Task instructions >>
Restate the span of lines that starts with the line containing "Write the matplotlib code for this chart." and ends with the line containing "markeredgecolor='#B0352F', zorder=3, clip_on=False)", word for word, including both, with nothing else.

Provided information >>
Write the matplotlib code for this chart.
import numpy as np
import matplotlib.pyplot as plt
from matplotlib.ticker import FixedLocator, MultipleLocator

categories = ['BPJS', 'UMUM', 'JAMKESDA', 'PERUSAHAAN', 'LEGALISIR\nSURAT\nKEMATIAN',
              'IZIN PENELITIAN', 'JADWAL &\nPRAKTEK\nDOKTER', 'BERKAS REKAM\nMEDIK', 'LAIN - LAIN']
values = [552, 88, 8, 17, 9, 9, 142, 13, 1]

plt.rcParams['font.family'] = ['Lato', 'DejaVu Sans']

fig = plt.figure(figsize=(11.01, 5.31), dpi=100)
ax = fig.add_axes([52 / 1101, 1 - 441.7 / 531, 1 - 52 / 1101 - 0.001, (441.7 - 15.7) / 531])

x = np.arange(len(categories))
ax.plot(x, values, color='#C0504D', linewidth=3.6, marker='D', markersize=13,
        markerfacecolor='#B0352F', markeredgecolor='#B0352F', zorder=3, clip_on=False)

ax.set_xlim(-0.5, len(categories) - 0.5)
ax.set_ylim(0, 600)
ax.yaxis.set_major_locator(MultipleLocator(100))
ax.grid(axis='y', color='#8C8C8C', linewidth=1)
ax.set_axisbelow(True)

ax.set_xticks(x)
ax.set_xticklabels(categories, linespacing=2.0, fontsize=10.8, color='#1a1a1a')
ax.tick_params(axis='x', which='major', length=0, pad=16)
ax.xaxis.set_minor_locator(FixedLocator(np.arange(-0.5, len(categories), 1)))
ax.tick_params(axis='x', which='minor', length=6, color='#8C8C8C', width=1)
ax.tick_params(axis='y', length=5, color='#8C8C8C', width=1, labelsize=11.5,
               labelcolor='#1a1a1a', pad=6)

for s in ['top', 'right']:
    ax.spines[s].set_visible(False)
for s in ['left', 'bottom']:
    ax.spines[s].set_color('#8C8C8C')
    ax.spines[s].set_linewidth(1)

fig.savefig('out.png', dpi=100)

---

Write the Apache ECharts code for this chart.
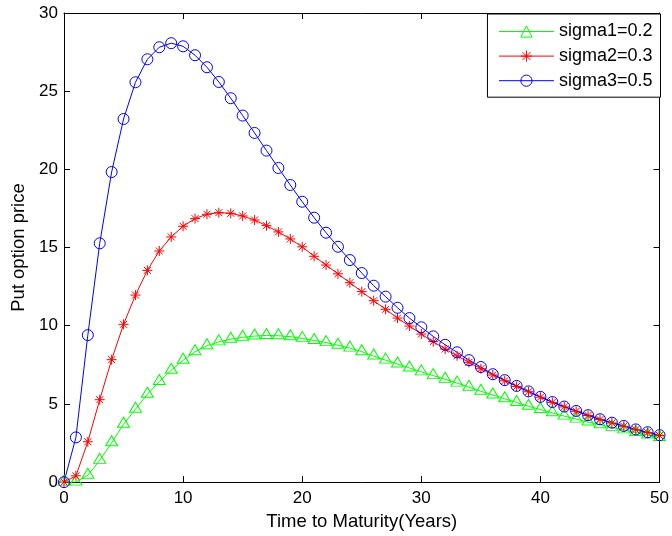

Finished exercise >>
Write the matplotlib code for this chart.
import numpy as np
import matplotlib.pyplot as plt
from matplotlib.ticker import FixedLocator, MultipleLocator

categories = ['BPJS', 'UMUM', 'JAMKESDA', 'PERUSAHAAN', 'LEGALISIR\nSURAT\nKEMATIAN',
              'IZIN PENELITIAN', 'JADWAL &\nPRAKTEK\nDOKTER', 'BERKAS REKAM\nMEDIK', 'LAIN - LAIN']
values = [552, 88, 8, 17, 9, 9, 142, 13, 1]

plt.rcParams['font.family'] = ['Lato', 'DejaVu Sans']

fig = plt.figure(figsize=(11.01, 5.31), dpi=100)
ax = fig.add_axes([52 / 1101, 1 - 441.7 / 531, 1 - 52 / 1101 - 0.001, (441.7 - 15.7) / 531])

x = np.arange(len(categories))
ax.plot(x, values, color='#C0504D', linewidth=3.6, marker='D', markersize=13,
        markerfacecolor='#B0352F', markeredgecolor='#B0352F', zorder=3, clip_on=False)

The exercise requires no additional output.